TASK DIRECTIONS: Copy everything in the listing below word for word, apart from any images.

<<<<

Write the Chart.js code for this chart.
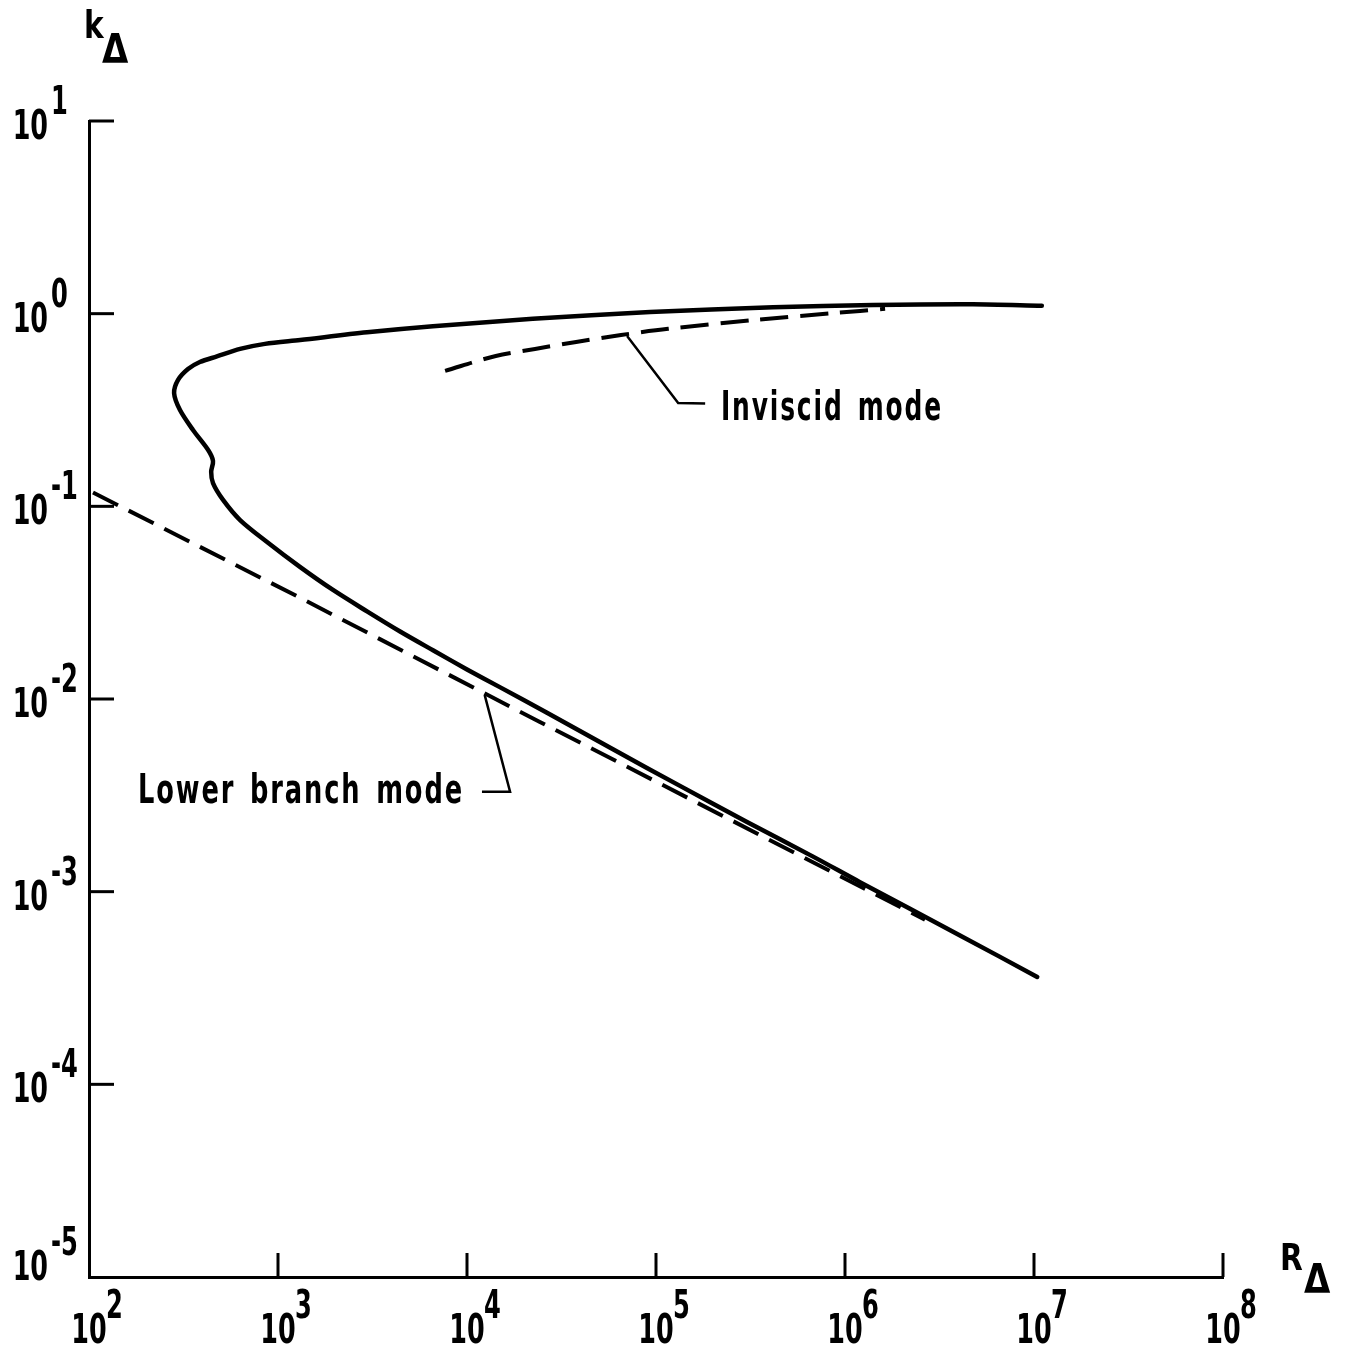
<!DOCTYPE html>
<html lang="en">
<head>
<meta charset="UTF-8">
<title>Neutral stability curve</title>
<script src="https://cdn.jsdelivr.net/npm/chart.js"></script>
<style>
  body { margin: 0; background: #fff; }
  #wrap { width: 1346px; height: 1350px; }
</style>
</head>
<body>
<div id="wrap"><canvas id="chart" width="1346" height="1350"></canvas></div>
<script>
// neutral curve, traced from its upper end round the nose to the lower end
const neutralR = [1.10e7, 4.75e6, 1.41e6, 4.16e5, 9.3e4, 2.23e4, 6.6e3, 2.96e3, 1.31e3, 853,
  630, 475, 386, 334, 296, 282, 303, 355, 427, 453, 443, 453, 512, 630, 875, 1306, 1954,
  2958, 4426, 6607, 1.0e4, 1.50e4, 2.65e4, 5.92e4, 1.34e5, 3.03e5, 6.78e5, 1.20e6, 4.06e6, 1.04e7];
const neutralK = [1.10, 1.12, 1.11, 1.08, 1.02, 0.94, 0.86, 0.80, 0.73, 0.697,
  0.656, 0.60, 0.561, 0.516, 0.453, 0.387, 0.316, 0.249, 0.196, 0.172, 0.151, 0.132, 0.108, 0.0849, 0.0653, 0.0485, 0.0368,
  0.0285, 0.0224, 0.0179, 0.01424, 0.01149, 0.00848, 0.00548, 0.00354, 0.00230, 0.00152, 0.00112, 5.93e-4, 3.61e-4];

// lower branch mode (dashed)
const lowerR = [105, 1310, 2.43e4, 2.65e6];
const lowerK = [0.118, 0.0335, 0.0076, 7.15e-4];

// inviscid mode (dashed)
const inviscidR = [7.66e3, 1.42e4, 2.29e4, 3.78e4, 6.53e4, 1.16e5, 3.34e5, 8.85e5, 1.63e6];
const inviscidK = [0.505, 0.603, 0.656, 0.713, 0.775, 0.834, 0.927, 1.008, 1.06];

// tick labels are 10^n
const xTickExps = [2, 3, 4, 5, 6, 7, 8];
const yTickExps = [1, 0, -1, -2, -3, -4, -5];

function toPoints(xs, ys) {
  return xs.map((x, i) => ({ x: x, y: ys[i] }));
}

const FONT = "'DejaVu Sans', sans-serif";

// draw text squeezed horizontally, to look like the condensed face of the original
function drawText(ctx, str, x, y, size, sx, align, weight) {
  ctx.save();
  ctx.font = (weight || 'normal') + ' ' + size + 'px ' + FONT;
  ctx.textBaseline = 'alphabetic';
  ctx.textAlign = 'left';
  const w = ctx.measureText(str).width * sx;
  let left = x;
  if (align === 'center') left = x - w / 2;
  else if (align === 'right') left = x - w;
  ctx.translate(left, y);
  ctx.scale(sx, 1);
  ctx.fillText(str, 0, 0);
  ctx.restore();
  return w;
}

// letter-spaced label squeezed to a given width
function fitText(ctx, str, x, y, size, width) {
  ctx.save();
  ctx.font = 'bold ' + size + 'px ' + FONT;
  ctx.letterSpacing = '3px';
  ctx.wordSpacing = '6px';
  ctx.textBaseline = 'alphabetic';
  ctx.textAlign = 'left';
  const sx = width / ctx.measureText(str).width;
  ctx.translate(x, y);
  ctx.scale(sx, 1);
  ctx.fillText(str, 0, 0);
  ctx.restore();
}

const decorations = {
  id: 'decorations',
  afterDraw(chart) {
    const { ctx, chartArea } = chart;
    const xs = chart.scales.x, ys = chart.scales.y;
    ctx.save();
    ctx.fillStyle = '#000';
    ctx.strokeStyle = '#000';
    ctx.lineWidth = 3;
    ctx.lineCap = 'butt';

    // inward ticks
    xTickExps.forEach((e, i) => {
      if (i === 0) return;
      const px = xs.getPixelForValue(Math.pow(10, e));
      ctx.beginPath();
      ctx.moveTo(px, chartArea.bottom);
      ctx.lineTo(px, chartArea.bottom - 24);
      ctx.stroke();
    });
    yTickExps.forEach((e, i) => {
      if (i === yTickExps.length - 1) return;
      const py = ys.getPixelForValue(Math.pow(10, e));
      ctx.beginPath();
      ctx.moveTo(chartArea.left, py);
      ctx.lineTo(chartArea.left + 25, py);
      ctx.stroke();
    });

    // tick labels
    xTickExps.forEach(e => {
      const px = xs.getPixelForValue(Math.pow(10, e));
      drawText(ctx, '10', px, 1343, 41, 0.62, 'center', 'bold');
      drawText(ctx, String(e), px + 17, 1318, 39, 0.62, 'left', 'bold');
    });
    yTickExps.forEach(e => {
      const py = ys.getPixelForValue(Math.pow(10, e));
      const base = Math.min(py + 18, chartArea.bottom + 3);
      drawText(ctx, '10', 48, base, 41, 0.62, 'right', 'bold');
      drawText(ctx, String(e), 51, base - 25, 39, 0.62, 'left', 'bold');
    });

    // axis titles
    drawText(ctx, 'k', 84, 38, 37, 0.8, 'left', 'bold');
    drawText(ctx, 'Δ', 102, 63, 40, 0.85, 'left', 'bold');
    drawText(ctx, 'R', 1280, 1270, 37, 0.8, 'left', 'bold');
    drawText(ctx, 'Δ', 1304, 1293, 40, 0.85, 'left', 'bold');

    // leader lines for the two mode labels
    ctx.lineWidth = 2.5;
    const lead = (pts) => {
      ctx.beginPath();
      pts.forEach((p, i) => {
        const px = xs.getPixelForValue(p[0]);
        const py = ys.getPixelForValue(p[1]);
        if (i === 0) ctx.moveTo(px, py); else ctx.lineTo(px, py);
      });
      ctx.stroke();
    };
    lead([[7.03e4, 0.766], [1.31e5, 0.344], [1.82e5, 0.342]]);
    lead([[1.24e4, 0.0105], [1.69e4, 0.0033], [1.2e4, 0.0033]]);

    fitText(ctx, 'Inviscid mode', 721, 420, 41, 222);
    fitText(ctx, 'Lower branch mode', 138, 803, 41, 326);
    ctx.restore();
  }
};

const ctx = document.getElementById('chart').getContext('2d');
new Chart(ctx, {
  type: 'scatter',
  data: {
    datasets: [
      {
        data: toPoints(neutralR, neutralK),
        showLine: true,
        borderColor: '#000',
        borderWidth: 4.5,
        pointRadius: 0,
        tension: 0.3,
        borderCapStyle: 'round',
        borderJoinStyle: 'round'
      },
      {
        data: toPoints(lowerR, lowerK),
        showLine: true,
        borderColor: '#000',
        borderWidth: 4,
        borderDash: [28, 12],
        pointRadius: 0,
        tension: 0
      },
      {
        data: toPoints(inviscidR, inviscidK),
        showLine: true,
        borderColor: '#000',
        borderWidth: 4,
        borderDash: [28, 12],
        pointRadius: 0,
        tension: 0.3
      }
    ]
  },
  options: {
    responsive: false,
    animation: false,
    layout: { padding: { top: 121, right: 123, left: 0, bottom: 0 } },
    plugins: {
      legend: { display: false },
      tooltip: { enabled: false }
    },
    scales: {
      x: {
        type: 'logarithmic',
        min: 100,
        max: 1e8,
        ticks: { display: false },
        grid: { display: false, drawTicks: false },
        border: { display: true, color: '#000', width: 3 },
        afterFit: s => { s.height = 73; }
      },
      y: {
        type: 'logarithmic',
        min: 1e-5,
        max: 10,
        ticks: { display: false },
        grid: { display: false, drawTicks: false },
        border: { display: true, color: '#000', width: 3 },
        afterFit: s => { s.width = 89; }
      }
    }
  },
  plugins: [decorations]
});
</script>
</body>
</html>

>>>>

WRITTEN SOLUTION:
Write the Chart.js code for this chart.
<!DOCTYPE html>
<html lang="en">
<head>
<meta charset="UTF-8">
<title>Neutral stability curve</title>
<script src="https://cdn.jsdelivr.net/npm/chart.js"></script>
<style>
  body { margin: 0; background: #fff; }
  #wrap { width: 1346px; height: 1350px; }
</style>
</head>
<body>
<div id="wrap"><canvas id="chart" width="1346" height="1350"></canvas></div>
<script>
// neutral curve, traced from its upper end round the nose to the lower end
const neutralR = [1.10e7, 4.75e6, 1.41e6, 4.16e5, 9.3e4, 2.23e4, 6.6e3, 2.96e3, 1.31e3, 853,
  630, 475, 386, 334, 296, 282, 303, 355, 427, 453, 443, 453, 512, 630, 875, 1306, 1954,
  2958, 4426, 6607, 1.0e4, 1.50e4, 2.65e4, 5.92e4, 1.34e5, 3.03e5, 6.78e5, 1.20e6, 4.06e6, 1.04e7];
const neutralK = [1.10, 1.12, 1.11, 1.08, 1.02, 0.94, 0.86, 0.80, 0.73, 0.697,
  0.656, 0.60, 0.561, 0.516, 0.453, 0.387, 0.316, 0.249, 0.196, 0.172, 0.151, 0.132, 0.108, 0.0849, 0.0653, 0.0485, 0.0368,
  0.0285, 0.0224, 0.0179, 0.01424, 0.01149, 0.00848, 0.00548, 0.00354, 0.00230, 0.00152, 0.00112, 5.93e-4, 3.61e-4];

// lower branch mode (dashed)
const lowerR = [105, 1310, 2.43e4, 2.65e6];
const lowerK = [0.118, 0.0335, 0.0076, 7.15e-4];

// inviscid mode (dashed)
const inviscidR = [7.66e3, 1.42e4, 2.29e4, 3.78e4, 6.53e4, 1.16e5, 3.34e5, 8.85e5, 1.63e6];
const inviscidK = [0.505, 0.603, 0.656, 0.713, 0.775, 0.834, 0.927, 1.008, 1.06];

// tick labels are 10^n
const xTickExps = [2, 3, 4, 5, 6, 7, 8];
const yTickExps = [1, 0, -1, -2, -3, -4, -5];

function toPoints(xs, ys) {
  return xs.map((x, i) => ({ x: x, y: ys[i] }));
}

const FONT = "'DejaVu Sans', sans-serif";

// draw text squeezed horizontally, to look like the condensed face of the original
function drawText(ctx, str, x, y, size, sx, align, weight) {
  ctx.save();
  ctx.font = (weight || 'normal') + ' ' + size + 'px ' + FONT;
  ctx.textBaseline = 'alphabetic';
  ctx.textAlign = 'left';
  const w = ctx.measureText(str).width * sx;
  let left = x;
  if (align === 'center') left = x - w / 2;
  else if (align === 'right') left = x - w;
  ctx.translate(left, y);
  ctx.scale(sx, 1);
  ctx.fillText(str, 0, 0);
  ctx.restore();
  return w;
}

// letter-spaced label squeezed to a given width
function fitText(ctx, str, x, y, size, width) {
  ctx.save();
  ctx.font = 'bold ' + size + 'px ' + FONT;
  ctx.letterSpacing = '3px';
  ctx.wordSpacing = '6px';
  ctx.textBaseline = 'alphabetic';
  ctx.textAlign = 'left';
  const sx = width / ctx.measureText(str).width;
  ctx.translate(x, y);
  ctx.scale(sx, 1);
  ctx.fillText(str, 0, 0);
  ctx.restore();
}

const decorations = {
  id: 'decorations',
  afterDraw(chart) {
    const { ctx, chartArea } = chart;
    const xs = chart.scales.x, ys = chart.scales.y;
    ctx.save();
    ctx.fillStyle = '#000';
    ctx.strokeStyle = '#000';
    ctx.lineWidth = 3;
    ctx.lineCap = 'butt';

    // inward ticks
    xTickExps.forEach((e, i) => {
      if (i === 0) return;
      const px = xs.getPixelForValue(Math.pow(10, e));
      ctx.beginPath();
      ctx.moveTo(px, chartArea.bottom);
      ctx.lineTo(px, chartArea.bottom - 24);
      ctx.stroke();
    });
    yTickExps.forEach((e, i) => {
      if (i === yTickExps.length - 1) return;
      const py = ys.getPixelForValue(Math.pow(10, e));
      ctx.beginPath();
      ctx.moveTo(chartArea.left, py);
      ctx.lineTo(chartArea.left + 25, py);
      ctx.stroke();
    });

    // tick labels
    xTickExps.forEach(e => {
      const px = xs.getPixelForValue(Math.pow(10, e));
      drawText(ctx, '10', px, 1343, 41, 0.62, 'center', 'bold');
      drawText(ctx, String(e), px + 17, 1318, 39, 0.62, 'left', 'bold');
    });
    yTickExps.forEach(e => {
      const py = ys.getPixelForValue(Math.pow(10, e));
      const base = Math.min(py + 18, chartArea.bottom + 3);
      drawText(ctx, '10', 48, base, 41, 0.62, 'right', 'bold');
      drawText(ctx, String(e), 51, base - 25, 39, 0.62, 'left', 'bold');
    });

    // axis titles
    drawText(ctx, 'k', 84, 38, 37, 0.8, 'left', 'bold');
    drawText(ctx, 'Δ', 102, 63, 40, 0.85, 'left', 'bold');
    drawText(ctx, 'R', 1280, 1270, 37, 0.8, 'left', 'bold');
    drawText(ctx, 'Δ', 1304, 1293, 40, 0.85, 'left', 'bold');

    // leader lines for the two mode labels
    ctx.lineWidth = 2.5;
    const lead = (pts) => {
      ctx.beginPath();
      pts.forEach((p, i) => {
        const px = xs.getPixelForValue(p[0]);
        const py = ys.getPixelForValue(p[1]);
        if (i === 0) ctx.moveTo(px, py); else ctx.lineTo(px, py);
      });
      ctx.stroke();
    };
    lead([[7.03e4, 0.766], [1.31e5, 0.344], [1.82e5, 0.342]]);
    lead([[1.24e4, 0.0105], [1.69e4, 0.0033], [1.2e4, 0.0033]]);

    fitText(ctx, 'Inviscid mode', 721, 420, 41, 222);
    fitText(ctx, 'Lower branch mode', 138, 803, 41, 326);
    ctx.restore();
  }
};

const ctx = document.getElementById('chart').getContext('2d');
new Chart(ctx, {
  type: 'scatter',
  data: {
    datasets: [
      {
        data: toPoints(neutralR, neutralK),
        showLine: true,
        borderColor: '#000',
        borderWidth: 4.5,
        pointRadius: 0,
        tension: 0.3,
        borderCapStyle: 'round',
        borderJoinStyle: 'round'
      },
      {
        data: toPoints(lowerR, lowerK),
        showLine: true,
        borderColor: '#000',
        borderWidth: 4,
        borderDash: [28, 12],
        pointRadius: 0,
        tension: 0
      },
      {
        data: toPoints(inviscidR, inviscidK),
        showLine: true,
        borderColor: '#000',
        borderWidth: 4,
        borderDash: [28, 12],
        pointRadius: 0,
        tension: 0.3
      }
    ]
  },
  options: {
    responsive: false,
    animation: false,
    layout: { padding: { top: 121, right: 123, left: 0, bottom: 0 } },
    plugins: {
      legend: { display: false },
      tooltip: { enabled: false }
    },
    scales: {
      x: {
        type: 'logarithmic',
        min: 100,
        max: 1e8,
        ticks: { display: false },
        grid: { display: false, drawTicks: false },
        border: { display: true, color: '#000', width: 3 },
        afterFit: s => { s.height = 73; }
      },
      y: {
        type: 'logarithmic',
        min: 1e-5,
        max: 10,
        ticks: { display: false },
        grid: { display: false, drawTicks: false },
        border: { display: true, color: '#000', width: 3 },
        afterFit: s => { s.width = 89; }
      }
    }
  },
  plugins: [decorations]
});
</script>
</body>
</html>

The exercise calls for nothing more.